India’s ruling BJP has a strong political base in the region’s Hindu-dominated areas of Jammu that largely favor the 2019 changes and has won multiple seats from there in the past elections. But it is weak in the Kashmir Valley where the BJP has never won a seat. The party has fielded only 19 candidates for the 47 seats in the valley while it is contesting all 43 seats in Jammu.

Modi’s party is not officially aligned with any local group, but many politicians believe it is tacitly supporting some parties and independent candidates in the valley who privately agree with it. The region’s main pro-India political parties say the BJP is trying to manipulate the election and fragment the valley’s vote through independents.

About 43% of 503 candidates contesting the vote in the Kashmir Valley are independents, compared to 35% of 359 candidates in Jammu.

As in the previous phases of the elections, many voters in the valley said people were frustrated over the absence of their own representatives for so many years. The ballot was the only means for them to express anger at India’s actions in the region, they said.

“Truth is that it’s the central government has been the real ruler here even before 2019,” said Syed Altaf after casting his vote in the Kashmir Valley’s Pattan area.

Voting began Sept. 18 with about 61% turnout. In the second phase of voting on last Wednesday, overall turnout was about 55%. There were no incidents reported in either phase.

Votes will be counted next Tuesday, with results expected later that day.

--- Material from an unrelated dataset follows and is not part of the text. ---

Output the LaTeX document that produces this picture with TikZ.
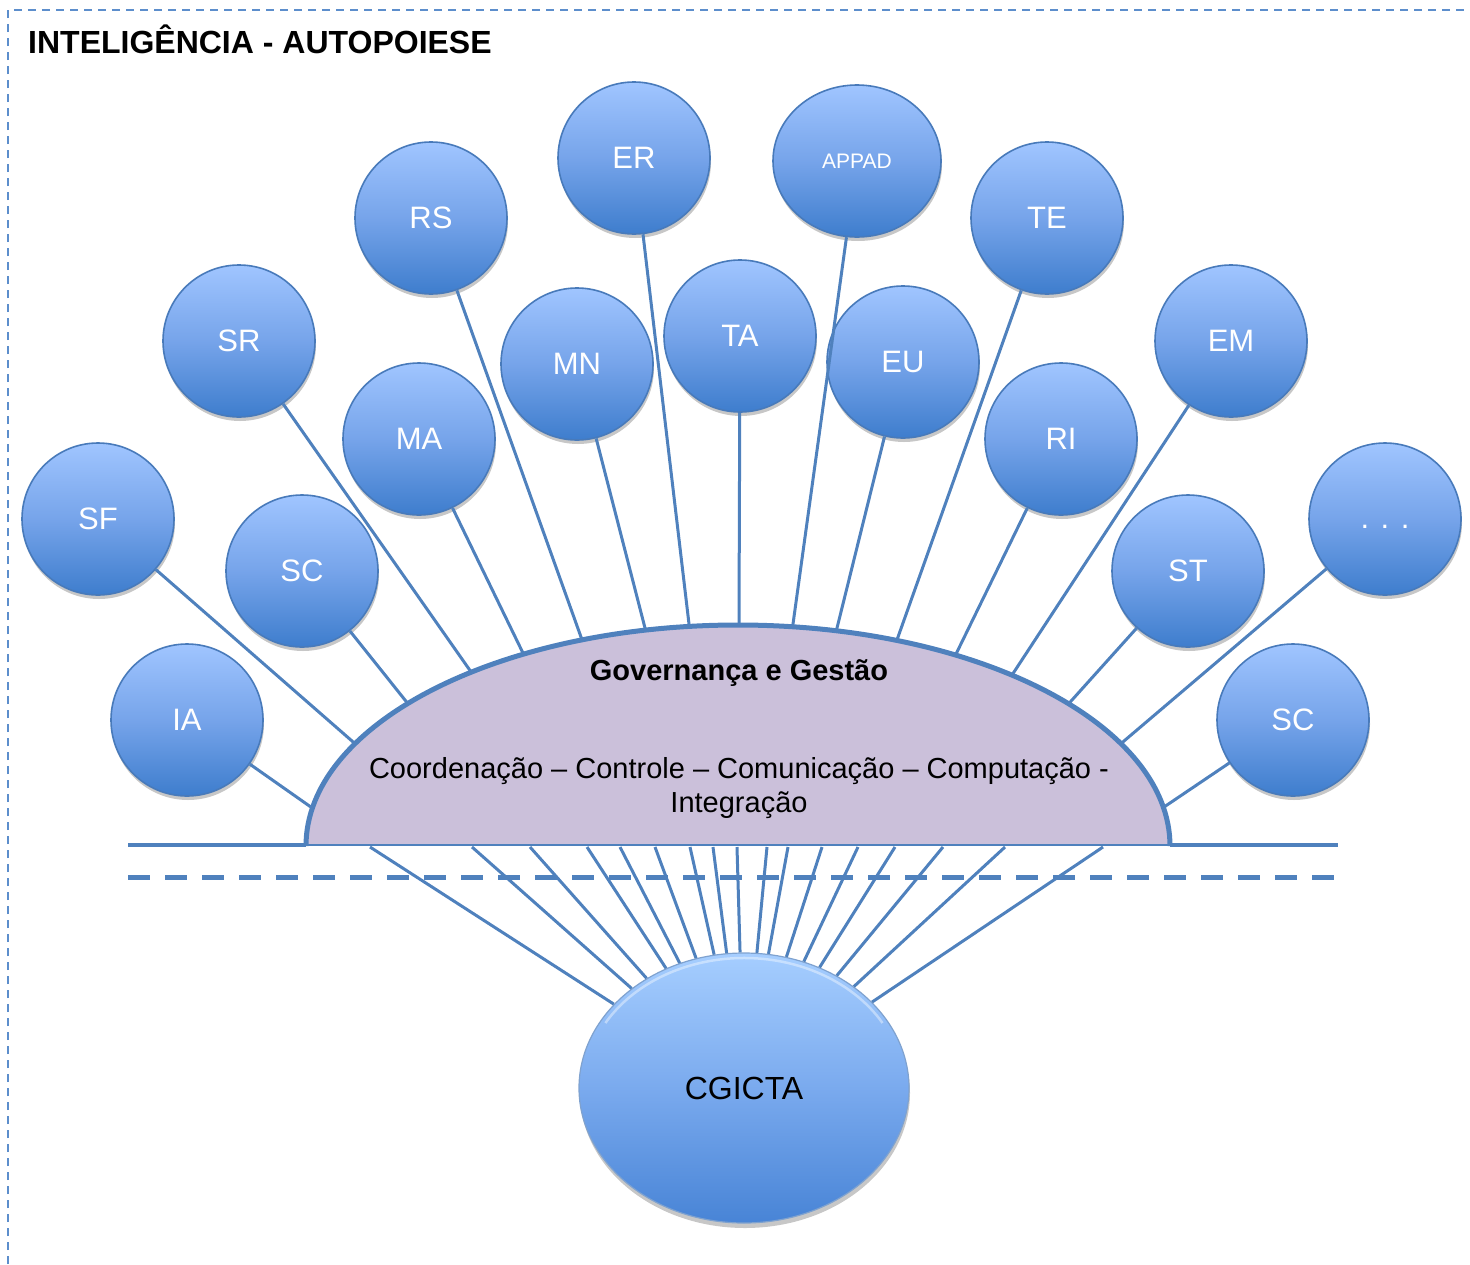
\documentclass[tikz,border=0pt]{standalone}
\usepackage{fontspec}
\setmainfont{Liberation Sans}
\usetikzlibrary{shapes.geometric,shadows}

\definecolor{lineblue}{RGB}{79,129,189}
\definecolor{bubtop}{RGB}{160,197,255}
\definecolor{bubmid}{RGB}{118,164,234}
\definecolor{bubbot}{RGB}{62,125,205}
\definecolor{bubedge}{RGB}{72,122,186}
\definecolor{cgtop}{RGB}{166,206,255}
\definecolor{cgmid}{RGB}{122,170,238}
\definecolor{cgbot}{RGB}{72,132,214}
\definecolor{lavender}{RGB}{203,192,218}
\definecolor{frameblue}{RGB}{92,142,204}

\begin{document}
\begin{tikzpicture}[x=1pt,y=-1pt,
  bub/.style={circle,minimum size=152pt,inner sep=0pt,draw=bubedge,line width=1.6pt,
    top color=bubtop,bottom color=bubbot,middle color=bubmid,text=white,
    font=\fontsize{31}{36}\selectfont,
    drop shadow={shadow xshift=1pt,shadow yshift=-4pt,opacity=0.22,fill=black}},
  link/.style={draw=lineblue,line width=3pt},
  hub/.style={draw=lineblue,line width=3pt},
  txt/.style={inner sep=0pt,anchor=base,font=\fontsize{29}{35}\selectfont}]

\useasboundingbox (0,0) rectangle (1470,1264);

% page frame and heading
\draw[frameblue,line width=1.8pt,dash pattern=on 8pt off 6pt] (8,1264) -- (8,10) -- (1470,10);
\node[inner sep=0pt,anchor=base west,font=\bfseries\fontsize{32}{38}\selectfont] (title) at (28,53) {INTELIGÊNCIA - AUTOPOIESE};

% outer ring of subsystems
\node[bub] (ER) at (634,158) {ER};
\node[bub,ellipse,minimum width=168pt,minimum height=152pt,font=\fontsize{21}{26}\selectfont] (APPAD) at (857,161) {APPAD};
\node[bub] (RS) at (431,218) {RS};
\node[bub] (TE) at (1047,218) {TE};
\node[bub] (SR) at (239,341) {SR};
\node[bub] (EM) at (1231,341) {EM};
\node[bub] (MN) at (577,364) {MN};
\node[bub] (TA) at (740,336) {TA};
\node[bub] (EU) at (903,362) {EU};
\node[bub] (MA) at (419,439) {MA};
\node[bub] (RI) at (1061,439) {RI};
\node[bub] (SF) at (98,519) {SF};
\node[bub,text height=18pt,text depth=0pt] (DOTS) at (1385,519) {. . .};
\node[bub] (SCa) at (302,571) {SC};
\node[bub] (ST) at (1188,571) {ST};
\node[bub] (IA) at (187,720) {IA};
\node[bub] (SCb) at (1293,720) {SC};

% central committee
\node[ellipse,minimum width=330pt,minimum height=270pt,inner sep=0pt,
  draw=bubedge!70,line width=1.2pt,top color=cgtop,bottom color=cgbot,middle color=cgmid,
  font=\fontsize{32}{38}\selectfont,
  drop shadow={shadow xshift=1pt,shadow yshift=-5pt,opacity=0.22,fill=black}] (CG) at (744,1088) {CGICTA};
\draw[white,opacity=0.4,line width=2.5pt] (605.4,1023) arc[start angle=150,end angle=30,x radius=160pt,y radius=130pt];

% attachment points on the dome
\coordinate (aIA) at (308,805);
\coordinate (aSF) at (352,741);
\coordinate (aSCa) at (405,700);
\coordinate (aSR) at (469,669);
\coordinate (aMA) at (522,651);
\coordinate (aRS) at (581,637);
\coordinate (aMN) at (645,628);
\coordinate (aER) at (689,624);
\coordinate (aTA) at (739,622);
\coordinate (aAPPAD) at (793,624);
\coordinate (aEU) at (837,628);
\coordinate (aTE) at (898,637);
\coordinate (aRI) at (957,652);
\coordinate (aEM) at (1014,672);
\coordinate (aST) at (1072,700);
\coordinate (aDOTS) at (1124,741);
\coordinate (aSCb) at (1167,805);

\foreach \n in {IA,SF,SCa,SR,MA,RS,MN,ER,TA,APPAD,EU,TE,RI,EM,ST,DOTS,SCb}
  \draw[link,shorten >=-10pt] (\n) -- (a\n);

% the dome
\fill[lavender] (306,845) arc[start angle=180,end angle=0,x radius=432pt,y radius=221pt] -- cycle;
\draw[lineblue,line width=5pt] (306,846) arc[start angle=180,end angle=0,x radius=432pt,y radius=221pt];
\coordinate (gl) at (128,845);
\coordinate (gr) at (1338,845);
\coordinate (dl) at (306,845);
\coordinate (dr) at (1170,845);
\draw[lineblue,line width=4.5pt] (gl) -- (dl);
\draw[lineblue,line width=4.5pt] (dr) -- (gr);
\draw[lineblue,line width=1.6pt] (dl) -- (dr);

% spokes from the dome base down to the committee
\foreach \x [count=\i] in {370,472,530,587,620,655,690,713,737,767,788,822,858,895,943,1005,1103} {
  \coordinate (b\i) at (\x,847);
  \draw[hub] (b\i) -- (CG);
}

% dashed boundary
\coordinate (ql) at (128,877);
\coordinate (qr) at (1338,877);
\draw[lineblue,line width=5pt,dash pattern=on 22pt off 15pt] (ql) -- (qr);

% dome texts
\node[txt,font=\bfseries\fontsize{29}{35}\selectfont] (gov) at (739,680) {Governança e Gestão};
\node[txt] (funcs) at (739,778) {Coordenação – Controle – Comunicação – Computação -};
\node[txt] (integ) at (739,812) {Integração};

\end{tikzpicture}
\end{document}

The multistage election will allow Kashmir to have its own truncated government and a local legislature, called an assembly, rather than being directly under New Delhi’s rule.

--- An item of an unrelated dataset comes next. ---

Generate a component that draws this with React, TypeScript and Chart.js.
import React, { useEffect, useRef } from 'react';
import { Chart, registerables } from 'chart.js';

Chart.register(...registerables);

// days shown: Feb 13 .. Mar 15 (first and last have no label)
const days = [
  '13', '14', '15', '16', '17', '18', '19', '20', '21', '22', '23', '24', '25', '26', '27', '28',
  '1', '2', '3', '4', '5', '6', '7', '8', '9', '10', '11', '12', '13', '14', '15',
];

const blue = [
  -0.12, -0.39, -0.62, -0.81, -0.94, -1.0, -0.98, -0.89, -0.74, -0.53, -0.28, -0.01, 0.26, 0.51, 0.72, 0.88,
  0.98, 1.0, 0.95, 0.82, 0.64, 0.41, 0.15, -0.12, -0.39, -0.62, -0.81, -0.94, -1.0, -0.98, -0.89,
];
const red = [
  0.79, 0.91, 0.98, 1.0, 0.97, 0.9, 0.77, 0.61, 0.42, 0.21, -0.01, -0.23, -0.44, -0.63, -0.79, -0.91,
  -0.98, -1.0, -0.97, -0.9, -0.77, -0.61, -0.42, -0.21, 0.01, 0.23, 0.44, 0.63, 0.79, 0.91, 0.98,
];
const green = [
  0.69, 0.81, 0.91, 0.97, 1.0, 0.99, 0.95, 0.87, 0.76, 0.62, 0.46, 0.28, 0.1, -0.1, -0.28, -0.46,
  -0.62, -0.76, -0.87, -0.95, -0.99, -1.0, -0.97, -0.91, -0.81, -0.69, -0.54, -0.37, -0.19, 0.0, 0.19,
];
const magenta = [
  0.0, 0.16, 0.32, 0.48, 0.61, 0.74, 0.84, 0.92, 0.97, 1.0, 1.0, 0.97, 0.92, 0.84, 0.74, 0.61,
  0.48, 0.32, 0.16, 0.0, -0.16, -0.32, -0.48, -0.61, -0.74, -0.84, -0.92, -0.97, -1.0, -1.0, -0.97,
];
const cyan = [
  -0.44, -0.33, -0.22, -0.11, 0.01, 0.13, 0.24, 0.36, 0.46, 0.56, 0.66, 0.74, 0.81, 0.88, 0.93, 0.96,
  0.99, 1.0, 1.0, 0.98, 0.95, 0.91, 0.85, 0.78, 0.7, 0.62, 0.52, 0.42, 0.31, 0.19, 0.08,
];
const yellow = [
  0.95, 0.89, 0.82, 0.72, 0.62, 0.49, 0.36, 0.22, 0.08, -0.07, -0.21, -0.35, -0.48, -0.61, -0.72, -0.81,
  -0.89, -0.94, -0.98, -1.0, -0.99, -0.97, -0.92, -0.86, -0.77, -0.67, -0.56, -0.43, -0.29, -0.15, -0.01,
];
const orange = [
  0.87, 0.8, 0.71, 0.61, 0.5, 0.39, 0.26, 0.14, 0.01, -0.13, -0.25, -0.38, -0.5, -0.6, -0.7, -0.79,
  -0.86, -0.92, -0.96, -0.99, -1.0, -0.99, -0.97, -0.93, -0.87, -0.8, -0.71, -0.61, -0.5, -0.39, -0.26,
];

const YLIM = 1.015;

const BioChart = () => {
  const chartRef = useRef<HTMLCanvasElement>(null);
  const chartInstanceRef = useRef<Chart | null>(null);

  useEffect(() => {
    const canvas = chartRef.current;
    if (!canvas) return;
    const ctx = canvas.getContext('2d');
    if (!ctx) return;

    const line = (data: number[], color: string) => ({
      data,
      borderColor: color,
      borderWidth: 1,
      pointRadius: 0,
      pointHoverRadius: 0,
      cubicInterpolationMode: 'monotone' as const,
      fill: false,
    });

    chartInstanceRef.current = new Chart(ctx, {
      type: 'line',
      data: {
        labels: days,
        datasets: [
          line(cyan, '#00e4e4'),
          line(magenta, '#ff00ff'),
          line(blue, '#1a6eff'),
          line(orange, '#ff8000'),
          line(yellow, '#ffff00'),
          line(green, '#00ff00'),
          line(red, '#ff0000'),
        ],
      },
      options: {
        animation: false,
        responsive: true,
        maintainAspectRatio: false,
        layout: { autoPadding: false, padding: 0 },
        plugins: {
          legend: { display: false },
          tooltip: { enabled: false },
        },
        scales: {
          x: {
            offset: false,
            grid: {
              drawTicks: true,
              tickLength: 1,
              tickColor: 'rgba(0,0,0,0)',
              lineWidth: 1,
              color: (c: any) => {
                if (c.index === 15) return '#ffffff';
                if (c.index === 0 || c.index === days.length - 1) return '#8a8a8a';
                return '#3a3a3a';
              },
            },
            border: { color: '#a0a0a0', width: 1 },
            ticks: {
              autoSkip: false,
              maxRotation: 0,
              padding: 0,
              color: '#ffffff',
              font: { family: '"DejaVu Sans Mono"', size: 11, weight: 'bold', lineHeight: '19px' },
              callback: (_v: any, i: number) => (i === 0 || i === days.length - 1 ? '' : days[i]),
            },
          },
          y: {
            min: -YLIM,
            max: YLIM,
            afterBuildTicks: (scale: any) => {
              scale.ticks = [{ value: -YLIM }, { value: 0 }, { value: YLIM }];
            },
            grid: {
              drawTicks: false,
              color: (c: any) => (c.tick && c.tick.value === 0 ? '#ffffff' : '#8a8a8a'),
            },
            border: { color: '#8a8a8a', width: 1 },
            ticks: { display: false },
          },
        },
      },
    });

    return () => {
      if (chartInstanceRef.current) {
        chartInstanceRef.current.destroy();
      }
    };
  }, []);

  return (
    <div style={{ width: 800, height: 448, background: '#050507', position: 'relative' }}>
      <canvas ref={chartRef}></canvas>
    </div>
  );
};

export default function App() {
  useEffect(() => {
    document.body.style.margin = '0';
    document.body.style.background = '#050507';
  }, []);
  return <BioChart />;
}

However, there will be a limited transition of power from New Delhi to the 90-seat assembly as Kashmir will remain a “Union Territory” — directly controlled by the federal government — with India’s Parliament as its main legislator. Kashmir’s statehood must be restored for the new government to have powers similar to other states of India.

Militants in the Indian-controlled portion of Kashmir have been fighting New Delhi’s rule since 1989. Many Muslim Kashmiris support the rebels’ goal of uniting the territory, either under Pakistani rule or as an independent country.

India insists the Kashmir militancy is Pakistan-sponsored terrorism. Pakistan denies the charge, and many Kashmiris consider it a legitimate freedom struggle. Tens of thousands of civilians, rebels and government forces have been killed in the conflict.